Investing.com - Gold prices hovered steady in Asia on Wednesday with an eye on the dollar and events in the Ukraine.
On the Comex division of the New York Mercantile Exchange, gold futures for June delivery traded at $1,308.70 a troy ounce, up 0.01%, after hitting an overnight session low of $1,304.60 and off a high of $1,314.20.
In Europe, Eurostat, the European Union's statistical arm, reported that retail sales rose 0.3% in March, confounding expectations for a 0.2% contraction.
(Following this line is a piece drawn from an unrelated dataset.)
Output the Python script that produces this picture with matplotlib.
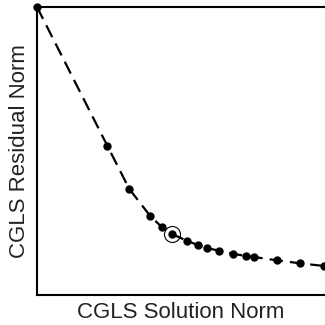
import matplotlib
matplotlib.use("Agg")
import matplotlib.pyplot as plt

# L-curve of CGLS iterates: solution norm vs residual norm
solution_norm = [0, 70.3, 92.3, 113, 124.7, 135, 149.7, 160.7, 169.7, 182,
                 195.7, 208.7, 217, 239.7, 263, 287]
residual_norm = [288, 149.3, 106, 79.3, 68, 61, 54.3, 50, 47, 44.3,
                 41.3, 39, 38, 34.7, 31.7, 29]
corner_index = 5

plt.rcParams['font.family'] = ['Liberation Sans', 'DejaVu Sans']

fig = plt.figure(figsize=(3.25, 3.25), dpi=100)
ax = fig.add_axes([37/325, 1 - 295/325, 1 - 37/325, (295 - 7)/325])

ax.plot(solution_norm, residual_norm, color='black', lw=1.6,
        ls=(0, (6, 3.2)), marker='o', ms=5, clip_on=False, zorder=3)
ax.plot(solution_norm[corner_index], residual_norm[corner_index], 'o',
        ms=11.5, mfc='none', mec='black', mew=0.8, zorder=4)

ax.set_xlim(0, 288)
ax.set_ylim(0, 288)
ax.set_xticks([])
ax.set_yticks([])
ax.spines['right'].set_visible(False)
for s in ['left', 'bottom', 'top']:
    ax.spines[s].set_linewidth(1.5)

ax.set_xlabel('CGLS Solution Norm', fontsize=16, labelpad=5, color='#222222')
ax.set_ylabel('CGLS Residual Norm', fontsize=16, labelpad=5, color='#222222')

fig.savefig('out.png', dpi=100)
Retail sales in February were revised down to a 0.1% gain from a previously estimated 0.4% increase.
The numbers sparked for demand for the euro as did upbeat Spanish jobless numbers, which sparked demand for risk that came at gold's expense.
Official data released earlier revealed that the number of unemployed people in Spain dropped by 111,600 in April, compared to expectations for a decline of 49,100, after a 16,600 fall the previous month.
Separately, the Markit Economics research group said that Spain's services purchasing managers' index rose to a six-year high of 56.5 last month, from a reading of 54.0 in March. Analysts had expected the index to tick up to 54.4 in April.
Italy's services PMI swung back into expansion territory last month, rising to 51.1 from a reading of 49.5 in March, beating expectations for an uptick to 50.4.
The euro zone's service-sector PMI came in unchanged at 53.1, in line with expectations.
Meanwhile in the U.S., data revealed that the country's trade deficit narrowed to $40.38 billion in March from $41.87 billion in February, whose figure was revised from a previously estimated deficit of $42.30 billion.
Analysts had expected the deficit to narrow to $40.30 billion in March, and while the lackluster data softened the dollar, the U.S. trade gap did narrow after all, which gave the dollar some support against the yellow metal.
Silver for July delivery was down 0.13% at $19.620 a troy ounce. Copper futures for July delivery were up 0.07% at $3.056 a pound.